[start of ENTRIES SUPPLIED]

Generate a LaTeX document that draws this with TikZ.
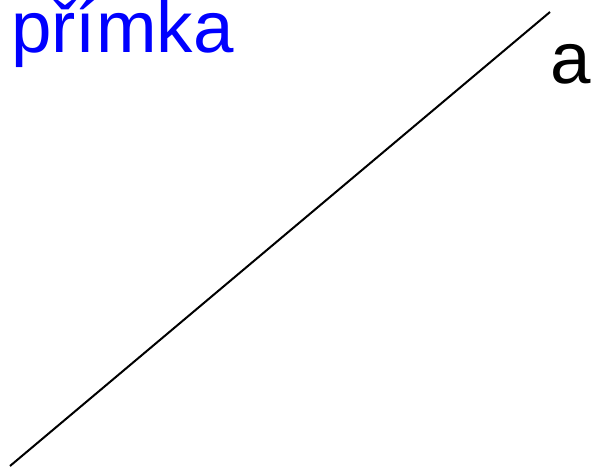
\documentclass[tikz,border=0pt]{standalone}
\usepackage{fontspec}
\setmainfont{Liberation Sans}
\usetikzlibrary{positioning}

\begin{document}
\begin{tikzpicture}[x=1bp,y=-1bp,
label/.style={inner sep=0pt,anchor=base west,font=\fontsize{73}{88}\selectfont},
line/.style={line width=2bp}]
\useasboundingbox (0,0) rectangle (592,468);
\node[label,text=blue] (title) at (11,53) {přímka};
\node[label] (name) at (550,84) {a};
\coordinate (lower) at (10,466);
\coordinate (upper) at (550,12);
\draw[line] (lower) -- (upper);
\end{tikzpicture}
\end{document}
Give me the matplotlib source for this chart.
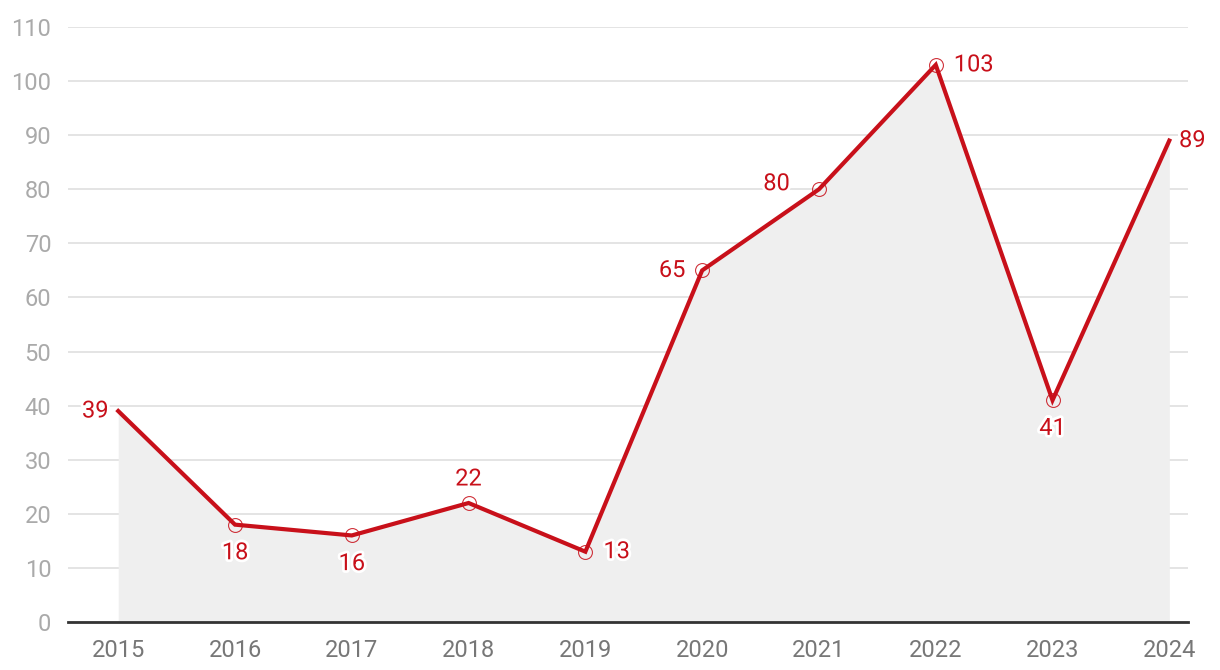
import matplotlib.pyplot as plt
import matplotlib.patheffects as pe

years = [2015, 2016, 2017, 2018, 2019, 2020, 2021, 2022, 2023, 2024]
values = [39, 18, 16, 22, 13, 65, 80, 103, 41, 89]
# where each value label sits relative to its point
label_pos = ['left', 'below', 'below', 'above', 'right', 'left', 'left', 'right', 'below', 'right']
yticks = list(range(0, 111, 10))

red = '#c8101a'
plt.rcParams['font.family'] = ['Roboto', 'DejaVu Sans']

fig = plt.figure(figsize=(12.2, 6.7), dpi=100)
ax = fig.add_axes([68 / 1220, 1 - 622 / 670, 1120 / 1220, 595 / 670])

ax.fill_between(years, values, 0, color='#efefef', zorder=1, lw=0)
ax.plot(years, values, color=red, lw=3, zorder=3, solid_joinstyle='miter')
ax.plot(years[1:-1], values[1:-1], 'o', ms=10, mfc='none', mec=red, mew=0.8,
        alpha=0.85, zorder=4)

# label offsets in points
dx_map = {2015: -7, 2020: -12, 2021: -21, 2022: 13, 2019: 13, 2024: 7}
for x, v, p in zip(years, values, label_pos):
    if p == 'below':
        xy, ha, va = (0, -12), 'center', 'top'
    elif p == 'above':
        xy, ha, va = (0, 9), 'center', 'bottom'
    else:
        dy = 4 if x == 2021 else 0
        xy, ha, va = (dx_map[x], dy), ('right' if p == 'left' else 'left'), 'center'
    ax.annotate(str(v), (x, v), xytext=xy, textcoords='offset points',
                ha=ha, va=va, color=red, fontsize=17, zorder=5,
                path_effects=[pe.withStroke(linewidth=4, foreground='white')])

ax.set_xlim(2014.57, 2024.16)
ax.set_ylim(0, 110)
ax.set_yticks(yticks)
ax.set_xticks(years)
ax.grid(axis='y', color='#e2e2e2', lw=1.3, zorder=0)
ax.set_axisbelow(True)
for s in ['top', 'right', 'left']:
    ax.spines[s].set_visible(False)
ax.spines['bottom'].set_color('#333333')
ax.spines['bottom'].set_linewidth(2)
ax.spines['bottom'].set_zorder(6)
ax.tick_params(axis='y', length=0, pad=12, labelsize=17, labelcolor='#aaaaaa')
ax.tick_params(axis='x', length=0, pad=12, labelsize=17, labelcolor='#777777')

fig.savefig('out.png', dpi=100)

[end of ENTRIES SUPPLIED]

* _STATED TASK_
Skip the pictures and restate exactly the lines from the beginning of the listing to the line with "ax = fig.add_axes([68", that line included.

* _RESPONSE TO THIS TASK_
Generate a LaTeX document that draws this with TikZ.
\documentclass[tikz,border=0pt]{standalone}
\usepackage{fontspec}
\setmainfont{Liberation Sans}
\usetikzlibrary{positioning}

\begin{document}
\begin{tikzpicture}[x=1bp,y=-1bp,
label/.style={inner sep=0pt,anchor=base west,font=\fontsize{73}{88}\selectfont},
line/.style={line width=2bp}]
\useasboundingbox (0,0) rectangle (592,468);
\node[label,text=blue] (title) at (11,53) {přímka};
\node[label] (name) at (550,84) {a};
\coordinate (lower) at (10,466);
\coordinate (upper) at (550,12);
\draw[line] (lower) -- (upper);
\end{tikzpicture}
\end{document}
Give me the matplotlib source for this chart.
import matplotlib.pyplot as plt
import matplotlib.patheffects as pe

years = [2015, 2016, 2017, 2018, 2019, 2020, 2021, 2022, 2023, 2024]
values = [39, 18, 16, 22, 13, 65, 80, 103, 41, 89]
# where each value label sits relative to its point
label_pos = ['left', 'below', 'below', 'above', 'right', 'left', 'left', 'right', 'below', 'right']
yticks = list(range(0, 111, 10))

red = '#c8101a'
plt.rcParams['font.family'] = ['Roboto', 'DejaVu Sans']

fig = plt.figure(figsize=(12.2, 6.7), dpi=100)
ax = fig.add_axes([68 / 1220, 1 - 622 / 670, 1120 / 1220, 595 / 670])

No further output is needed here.